The three-year, $400 million credit line will help the troubled company ensure its liquidity as it attempts to rebuild operations and purchase new equipment.
Terms of the new loan agreement were outlined in a filing with the Securities and Exchange Commission July 7.
The company’s lenders, led by JPMorgan Chase Bank, will provide the backing in two facilities, one worth $175 million and the other worth $225 million.
Each member of the lending group will provide $58.3 million of the first facility and up to $75 million of the second “last-out” secured loan facility, the SEC filing said.

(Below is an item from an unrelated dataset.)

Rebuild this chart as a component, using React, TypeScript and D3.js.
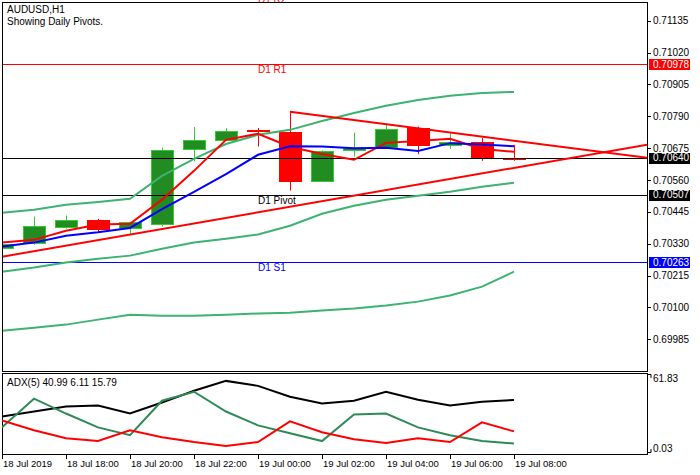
import React from "react";
import * as d3 from "d3";

// H1 bars, 18 Jul 16:00 .. 19 Jul 08:00
const candleTimes = [
  "18 Jul 16:00", "18 Jul 17:00", "18 Jul 18:00", "18 Jul 19:00", "18 Jul 20:00",
  "18 Jul 21:00", "18 Jul 22:00", "18 Jul 23:00", "19 Jul 00:00", "19 Jul 01:00",
  "19 Jul 02:00", "19 Jul 03:00", "19 Jul 04:00", "19 Jul 05:00", "19 Jul 06:00",
  "19 Jul 07:00", "19 Jul 08:00",
];
const open = [0.70315, 0.70335, 0.70392, 0.70417, 0.70387, 0.70402, 0.70672, 0.70705, 0.70741, 0.70734, 0.70557, 0.70666, 0.70677, 0.70747, 0.70687, 0.70698, 0.70641];
const high = [0.70336, 0.70428, 0.70432, 0.70420, 0.70409, 0.70677, 0.70751, 0.70747, 0.70748, 0.70806, 0.70667, 0.70731, 0.70761, 0.70753, 0.70729, 0.70711, 0.70687];
const low = [0.70310, 0.70326, 0.70384, 0.70371, 0.70362, 0.70392, 0.70627, 0.70702, 0.70681, 0.70522, 0.70555, 0.70645, 0.70675, 0.70653, 0.70672, 0.70629, 0.70629];
const close = [0.70330, 0.70395, 0.70417, 0.70385, 0.70408, 0.70669, 0.70705, 0.70737, 0.70737, 0.70558, 0.70665, 0.70675, 0.70743, 0.70684, 0.70697, 0.70643, 0.70640];

// moving averages and bands
const maFast = [0.70334, 0.70344, 0.70377, 0.70399, 0.70402, 0.70489, 0.70593, 0.70705, 0.70727, 0.70680, 0.70654, 0.70633, 0.70694, 0.70701, 0.70709, 0.70672, 0.70662];
const maSlow = [0.70320, 0.70334, 0.70359, 0.70371, 0.70387, 0.70455, 0.70517, 0.70581, 0.70651, 0.70682, 0.70681, 0.70675, 0.70676, 0.70665, 0.70693, 0.70688, 0.70682];
const bandUpper = [0.70442, 0.70453, 0.70471, 0.70481, 0.70492, 0.70575, 0.70636, 0.70690, 0.70723, 0.70741, 0.70773, 0.70802, 0.70828, 0.70849, 0.70864, 0.70874, 0.70878];
const bandMid = [0.70229, 0.70244, 0.70262, 0.70276, 0.70287, 0.70312, 0.70334, 0.70348, 0.70363, 0.70395, 0.70438, 0.70467, 0.70489, 0.70503, 0.70518, 0.70536, 0.70550];
const bandLower = [0.70016, 0.70027, 0.70038, 0.70056, 0.70074, 0.70070, 0.70070, 0.70074, 0.70078, 0.70081, 0.70089, 0.70096, 0.70107, 0.70121, 0.70143, 0.70175, 0.70229];

// trend lines (bar index, price)
const trendLowerBars = [0, 20.16];
const trendLowerPrices = [0.70283, 0.70687];
const trendUpperBars = [9, 20.16];
const trendUpperPrices = [0.70806, 0.70640];

// daily pivots
const pivotNames = ["D1 R2", "D1 R1", "D1 Pivot", "D1 S1"];
const pivotValues = [0.71233, 0.70978, 0.70507, 0.70263];
const currentPrice = 0.70640;

// ADX(5)
const adxMain = [27.7, 31.7, 35.7, 36.5, 30.1, 38.9, 48.4, 56.3, 52.3, 43.6, 38.1, 40.4, 47.6, 41.2, 36.5, 39.6, 40.99];
const plusDI = [19.0, 42.0, 30.1, 19.0, 12.7, 40.4, 47.6, 31.7, 20.6, 14.3, 8.0, 29.3, 30.1, 19.0, 12.7, 8.0, 6.11];
const minusDI = [24.6, 16.7, 10.3, 8.0, 16.7, 11.1, 7.2, 4.0, 7.2, 23.8, 15.1, 9.5, 6.4, 10.3, 7.2, 23.0, 15.79];

// axes
const priceTicks = [0.71135, 0.71020, 0.70905, 0.70790, 0.70675, 0.70560, 0.70445, 0.70330, 0.70215, 0.70100, 0.69985];
const timeTickBars = [0, 2, 4, 6, 8, 10, 12, 14, 16];
const timeTickLabels = ["18 Jul 2019", "18 Jul 18:00", "18 Jul 20:00", "18 Jul 22:00", "19 Jul 00:00", "19 Jul 02:00", "19 Jul 04:00", "19 Jul 06:00", "19 Jul 08:00"];
const adxTicks = [61.83, 0.03];

const FONT = "Tahoma, 'Liberation Sans', Arial, sans-serif";

const App: React.FC = () => {
  const width = 700;
  const height = 475;
  const left = 2;
  const right = 647;
  const mainTop = 2;
  const mainBottom = 371;
  const subTop = 373;
  const subBottom = 454;

  const x = d3.scaleLinear().domain([0, candleTimes.length - 1]).range([2, 514]);
  const y = d3.scaleLinear().domain([0.69985, 0.71135]).range([339.3, 20.7]);
  const ya = d3.scaleLinear().domain([0.03, 61.83]).range([451, 374]);

  const priceLine = (vals: number[]) =>
    d3.line<number>().x((_, i) => x(i)).y((d) => y(d))(vals) || "";
  const adxLine = (vals: number[]) =>
    d3.line<number>().x((_, i) => x(i)).y((d) => ya(d))(vals) || "";
  const trend = (bars: number[], prices: number[]) =>
    d3.line<number>().x((d) => x(d)).y((_, i) => y(prices[i]))(bars) || "";

  const pivotColors = ["#ff0000", "#ff0000", "#000000", "#0000ff"];
  const boxes = [
    { v: pivotValues[1], c: "#ff0000" },
    { v: currentPrice, c: "#000000" },
    { v: pivotValues[2], c: "#000000" },
    { v: pivotValues[3], c: "#0000ff" },
  ];

  return (
    <svg
      width={width}
      height={height}
      style={{ position: "absolute", left: 0, top: 0, background: "#fff" }}
      fontFamily={FONT}
    >
      <defs>
        <clipPath id="mainClip">
          <rect x={left} y={mainTop} width={right - left} height={mainBottom - mainTop} />
        </clipPath>
        <clipPath id="subClip">
          <rect x={left} y={subTop} width={right - left} height={subBottom - subTop} />
        </clipPath>
      </defs>
      <rect x={0} y={0} width={width} height={height} fill="#fff" />

      <g clipPath="url(#mainClip)">
        {/* candles */}
        {candleTimes.map((t, i) => {
          const cx = Math.round(x(i)) + 0.5;
          const bull = close[i] > open[i];
          const yo = y(open[i]);
          const yc = y(close[i]);
          const top = Math.round(Math.min(yo, yc));
          const h = Math.max(1, Math.round(Math.abs(yo - yc)));
          const wick = bull ? "#32cd32" : "#ff0000";
          return (
            <g key={t}>
              <line x1={cx} x2={cx} y1={y(high[i])} y2={y(low[i])} stroke={wick} strokeWidth={1} />
              <rect
                x={cx - 11}
                y={top + 0.5}
                width={22}
                height={h}
                fill={bull ? "#228b22" : "#ff0000"}
                stroke={bull ? "#32cd32" : "#ff0000"}
                strokeWidth={1}
              />
            </g>
          );
        })}

        {/* pivot levels */}
        {pivotValues.map((v, i) => (
          <g key={pivotNames[i]}>
            <line x1={left} x2={right} y1={Math.round(y(v)) + 0.5} y2={Math.round(y(v)) + 0.5} stroke={pivotColors[i]} strokeWidth={1} />
          </g>
        ))}
        <line x1={left} x2={right} y1={Math.round(y(currentPrice)) + 0.5} y2={Math.round(y(currentPrice)) + 0.5} stroke="#000" strokeWidth={1} />

        {/* bands */}
        <path d={priceLine(bandUpper)} fill="none" stroke="#3cb371" strokeWidth={2} />
        <path d={priceLine(bandMid)} fill="none" stroke="#3cb371" strokeWidth={2} />
        <path d={priceLine(bandLower)} fill="none" stroke="#3cb371" strokeWidth={2} />

        {/* trend lines */}
        <path d={trend(trendLowerBars, trendLowerPrices)} fill="none" stroke="#ff0000" strokeWidth={2} />
        <path d={trend(trendUpperBars, trendUpperPrices)} fill="none" stroke="#ff0000" strokeWidth={2} />

        {/* moving averages */}
        <path d={priceLine(maFast)} fill="none" stroke="#ff0000" strokeWidth={2} />
        <path d={priceLine(maSlow)} fill="none" stroke="#0000ff" strokeWidth={2} />
      </g>

      {/* pivot labels */}
      {pivotValues.map((v, i) => (
        <text key={"l" + i} x={258} y={y(v) + 9} fontSize={10} fill={pivotColors[i]}>
          {pivotNames[i]}
        </text>
      ))}

      <text x={7} y={13} fontSize={10} fill="#000">AUDUSD,H1</text>
      <text x={7} y={25} fontSize={10} fill="#000">Showing Daily Pivots.</text>

      {/* frames */}
      <rect x={left + 0.5} y={mainTop + 0.5} width={right - left} height={mainBottom - mainTop} fill="none" stroke="#000" />
      <rect x={left + 0.5} y={subTop + 0.5} width={right - left} height={subBottom - subTop} fill="none" stroke="#000" />

      {/* price axis */}
      {priceTicks.map((v) => (
        <g key={v}>
          <line x1={right + 0.5} x2={right + 4} y1={Math.round(y(v)) + 0.5} y2={Math.round(y(v)) + 0.5} stroke="#000" />
          <text x={653} y={y(v)} dy="0.35em" fontSize={10} fill="#000">{v.toFixed(5)}</text>
        </g>
      ))}
      {boxes.map((b, i) => (
        <g key={"b" + i}>
          <rect x={649} y={Math.round(y(b.v)) - 5} width={41} height={11} fill={b.c} />
          <text x={653} y={y(b.v)} dy="0.35em" fontSize={10} fill="#fff">{b.v.toFixed(5)}</text>
        </g>
      ))}

      {/* ADX panel */}
      <g clipPath="url(#subClip)">
        <path d={adxLine(adxMain)} fill="none" stroke="#000" strokeWidth={2} />
        <path d={adxLine(plusDI)} fill="none" stroke="#2e8b57" strokeWidth={2} />
        <path d={adxLine(minusDI)} fill="none" stroke="#ff0000" strokeWidth={2} />
      </g>
      <text x={7} y={386} fontSize={10} fill="#000">
        {`ADX(5) ${adxMain[adxMain.length - 1].toFixed(2)} ${plusDI[plusDI.length - 1].toFixed(2)} ${minusDI[minusDI.length - 1].toFixed(2)}`}
      </text>
      <path d={`M${right},${subTop + 1.5}H${right + 4}V${subTop + 5}`} fill="none" stroke="#000" />
      <path d={`M${right},${subBottom - 1.5}H${right + 4}V${subBottom - 5}`} fill="none" stroke="#000" />
      <text x={653} y={382} fontSize={10} fill="#000">{adxTicks[0].toFixed(2)}</text>
      <text x={653} y={452} fontSize={10} fill="#000">{adxTicks[1].toFixed(2)}</text>

      {/* time axis */}
      {timeTickBars.map((b, i) => (
        <g key={b}>
          <line x1={Math.round(x(b)) + 0.5} x2={Math.round(x(b)) + 0.5} y1={subBottom} y2={subBottom + 5} stroke="#000" />
          <text x={x(b) + 1} y={467} fontSize={9.5} fill="#000">{timeTickLabels[i]}</text>
        </g>
      ))}
    </svg>
  );
};

export default App;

The new asset-based loan will expire Sept. 30, 2014. The proceeds will be used to refinance YRC’s current ABS facility and provide working capital for the company. The new ABL will give YRC Worldwide more financial breathing room post-restructuring, said John Lamar, chief restructuring officer and lead director.
The facility “helps support our industry's seasonal pattern of revenues and provides the financial flexibility and runroom we need to grow the business,” he said.
The $4.3 billion less-than-truckload operator, which has lost more than $2.5 billion since 2006, lost $102 million in the first quarter and is expected to report a second-quarter loss.
The company has gained shipments this year, but it remains financially vulnerable in a volatile market with rising costs and a slowing economic recovery.